More about Stembridge Tower Mill.
A photograph of the Mill in West Blatchington, near Brighton, Sussex, c.1930.
The mill in West Blatchington is a six-sided ‘smock’ mill built in around 1820. It worked until 1897 when the sails were reportedly damaged in a storm. It was purchased in 1937 by the Hove Council and the mill restored. It is now open to the public on Sunday afternoons between May and September. It is located in the village of West Blatchington, near Brighton, in Sussex, England.
A photograph of Foston Post Mill taken in around 1930.
The Post Mill in Foston, Lincolnshire, north-east England, was built in 1624 and is believed to have worked at two separate sites in the village before going out of use at the end of the 19th century.

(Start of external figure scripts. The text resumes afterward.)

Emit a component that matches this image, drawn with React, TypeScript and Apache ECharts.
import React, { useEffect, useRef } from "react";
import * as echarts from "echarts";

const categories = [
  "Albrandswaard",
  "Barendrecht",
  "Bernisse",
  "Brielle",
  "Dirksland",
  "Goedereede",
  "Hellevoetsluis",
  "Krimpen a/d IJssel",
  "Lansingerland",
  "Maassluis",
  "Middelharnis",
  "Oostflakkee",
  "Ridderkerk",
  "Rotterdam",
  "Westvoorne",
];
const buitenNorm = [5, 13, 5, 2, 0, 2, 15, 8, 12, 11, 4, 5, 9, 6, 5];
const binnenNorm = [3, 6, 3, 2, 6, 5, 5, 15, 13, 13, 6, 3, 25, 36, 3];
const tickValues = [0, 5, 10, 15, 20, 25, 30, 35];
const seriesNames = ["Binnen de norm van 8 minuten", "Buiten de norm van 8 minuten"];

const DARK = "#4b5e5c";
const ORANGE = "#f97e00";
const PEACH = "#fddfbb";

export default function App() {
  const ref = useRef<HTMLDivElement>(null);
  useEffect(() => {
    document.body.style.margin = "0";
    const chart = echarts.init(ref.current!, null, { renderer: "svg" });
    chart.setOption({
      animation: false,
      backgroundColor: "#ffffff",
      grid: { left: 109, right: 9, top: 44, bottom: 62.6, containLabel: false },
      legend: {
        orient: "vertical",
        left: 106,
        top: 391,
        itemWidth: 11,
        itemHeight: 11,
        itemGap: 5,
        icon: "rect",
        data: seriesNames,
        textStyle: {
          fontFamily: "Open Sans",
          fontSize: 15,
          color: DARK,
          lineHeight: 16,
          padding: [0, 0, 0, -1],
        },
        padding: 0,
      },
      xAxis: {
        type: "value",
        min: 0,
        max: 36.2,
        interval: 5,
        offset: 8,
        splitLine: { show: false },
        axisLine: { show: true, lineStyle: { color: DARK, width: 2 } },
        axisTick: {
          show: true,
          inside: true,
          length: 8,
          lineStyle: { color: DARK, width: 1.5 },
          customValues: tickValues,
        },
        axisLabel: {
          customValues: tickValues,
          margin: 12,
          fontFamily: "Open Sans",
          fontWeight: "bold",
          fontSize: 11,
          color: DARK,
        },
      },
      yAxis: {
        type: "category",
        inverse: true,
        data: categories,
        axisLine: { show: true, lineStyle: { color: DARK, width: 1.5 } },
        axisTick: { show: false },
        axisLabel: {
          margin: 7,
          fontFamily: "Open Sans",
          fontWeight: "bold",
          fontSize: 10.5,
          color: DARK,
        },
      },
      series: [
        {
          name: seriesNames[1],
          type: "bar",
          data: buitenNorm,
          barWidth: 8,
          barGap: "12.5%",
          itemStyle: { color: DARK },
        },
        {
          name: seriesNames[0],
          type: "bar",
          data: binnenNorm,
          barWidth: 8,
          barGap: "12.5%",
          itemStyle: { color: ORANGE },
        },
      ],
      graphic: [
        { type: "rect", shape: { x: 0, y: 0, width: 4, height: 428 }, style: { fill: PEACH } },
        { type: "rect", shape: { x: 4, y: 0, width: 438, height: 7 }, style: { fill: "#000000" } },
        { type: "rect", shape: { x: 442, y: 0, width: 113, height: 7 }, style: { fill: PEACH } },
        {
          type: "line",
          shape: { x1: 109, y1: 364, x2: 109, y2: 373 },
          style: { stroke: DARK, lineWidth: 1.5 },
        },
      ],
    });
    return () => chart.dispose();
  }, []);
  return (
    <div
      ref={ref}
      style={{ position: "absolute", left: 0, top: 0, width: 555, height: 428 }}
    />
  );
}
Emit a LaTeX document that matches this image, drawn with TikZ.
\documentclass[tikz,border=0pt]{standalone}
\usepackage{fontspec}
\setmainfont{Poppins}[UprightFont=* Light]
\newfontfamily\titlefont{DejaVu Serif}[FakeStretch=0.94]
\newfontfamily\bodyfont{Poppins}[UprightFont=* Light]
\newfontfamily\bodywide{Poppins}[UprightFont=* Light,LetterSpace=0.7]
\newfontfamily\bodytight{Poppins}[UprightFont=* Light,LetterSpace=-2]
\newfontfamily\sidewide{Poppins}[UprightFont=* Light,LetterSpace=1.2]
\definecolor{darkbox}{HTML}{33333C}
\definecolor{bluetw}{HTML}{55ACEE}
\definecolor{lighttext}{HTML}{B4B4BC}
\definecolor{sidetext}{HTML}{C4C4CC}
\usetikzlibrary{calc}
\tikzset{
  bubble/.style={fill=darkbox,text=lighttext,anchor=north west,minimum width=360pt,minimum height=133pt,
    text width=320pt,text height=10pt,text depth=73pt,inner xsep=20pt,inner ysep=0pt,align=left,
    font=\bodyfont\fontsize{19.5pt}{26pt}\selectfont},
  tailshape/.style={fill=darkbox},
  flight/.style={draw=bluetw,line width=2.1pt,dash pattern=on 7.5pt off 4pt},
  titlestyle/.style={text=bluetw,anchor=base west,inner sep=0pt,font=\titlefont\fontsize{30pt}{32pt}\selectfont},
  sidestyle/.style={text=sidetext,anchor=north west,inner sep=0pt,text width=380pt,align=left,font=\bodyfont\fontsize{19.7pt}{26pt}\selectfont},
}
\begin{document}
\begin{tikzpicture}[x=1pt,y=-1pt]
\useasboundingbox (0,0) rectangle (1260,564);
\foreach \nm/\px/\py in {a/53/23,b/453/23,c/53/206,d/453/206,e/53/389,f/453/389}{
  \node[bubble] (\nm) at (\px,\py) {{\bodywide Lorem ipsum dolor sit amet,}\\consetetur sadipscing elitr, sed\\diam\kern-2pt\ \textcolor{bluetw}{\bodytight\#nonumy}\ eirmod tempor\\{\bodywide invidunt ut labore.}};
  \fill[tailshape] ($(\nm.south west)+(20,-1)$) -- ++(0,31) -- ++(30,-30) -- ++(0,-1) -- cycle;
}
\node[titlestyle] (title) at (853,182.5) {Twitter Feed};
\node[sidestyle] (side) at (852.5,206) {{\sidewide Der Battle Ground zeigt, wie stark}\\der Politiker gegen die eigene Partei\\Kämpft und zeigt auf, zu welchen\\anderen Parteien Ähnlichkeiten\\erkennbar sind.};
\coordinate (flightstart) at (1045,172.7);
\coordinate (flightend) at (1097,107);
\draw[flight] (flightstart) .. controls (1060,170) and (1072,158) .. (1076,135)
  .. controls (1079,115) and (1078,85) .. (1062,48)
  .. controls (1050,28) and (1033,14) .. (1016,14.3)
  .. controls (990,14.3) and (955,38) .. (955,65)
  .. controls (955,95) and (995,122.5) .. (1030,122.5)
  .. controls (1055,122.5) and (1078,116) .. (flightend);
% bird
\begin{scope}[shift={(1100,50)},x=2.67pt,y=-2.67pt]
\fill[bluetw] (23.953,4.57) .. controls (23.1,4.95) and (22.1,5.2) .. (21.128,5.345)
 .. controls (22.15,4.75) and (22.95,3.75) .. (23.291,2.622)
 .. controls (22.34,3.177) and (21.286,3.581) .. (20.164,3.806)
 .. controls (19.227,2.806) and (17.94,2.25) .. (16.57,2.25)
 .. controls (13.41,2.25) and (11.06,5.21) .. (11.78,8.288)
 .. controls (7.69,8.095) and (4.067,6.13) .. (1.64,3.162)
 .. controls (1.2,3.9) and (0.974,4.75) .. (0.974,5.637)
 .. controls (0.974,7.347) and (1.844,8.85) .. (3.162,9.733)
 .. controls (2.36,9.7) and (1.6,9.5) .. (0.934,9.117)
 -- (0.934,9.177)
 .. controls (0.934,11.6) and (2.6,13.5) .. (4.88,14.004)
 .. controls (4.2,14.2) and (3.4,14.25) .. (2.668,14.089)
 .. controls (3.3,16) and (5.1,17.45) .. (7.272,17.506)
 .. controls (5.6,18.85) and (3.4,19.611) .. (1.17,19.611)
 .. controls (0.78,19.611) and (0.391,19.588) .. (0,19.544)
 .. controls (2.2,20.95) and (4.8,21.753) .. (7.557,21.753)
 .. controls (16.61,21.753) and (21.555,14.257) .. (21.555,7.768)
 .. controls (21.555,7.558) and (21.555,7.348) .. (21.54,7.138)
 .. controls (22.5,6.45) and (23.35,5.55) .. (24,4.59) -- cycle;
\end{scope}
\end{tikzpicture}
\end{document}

It was sadly demolished in 1966.
Foston is around nine kilometres (six miles) north-west of the town of Grantham.
Sharnbook – a Bedfordshire Windmill
A photograph of the windmill in Sharnbrook as it looked in 1929, forty-nine years after it was built.
The tower mill in Sharnbrook, Bedfordshire, England, was erected in 1880 and stopped working only ten years later. By 1920 the sails had been removed and the mill was in a somewhat derelict state. The photograph above shows the condition the windmill was in when photographed in 1929. The mill was converted to living accommodation and the cap removed and replaced with an observatory of sorts in around 1970. A house has been built next to the tower and the entire property is in private ownership.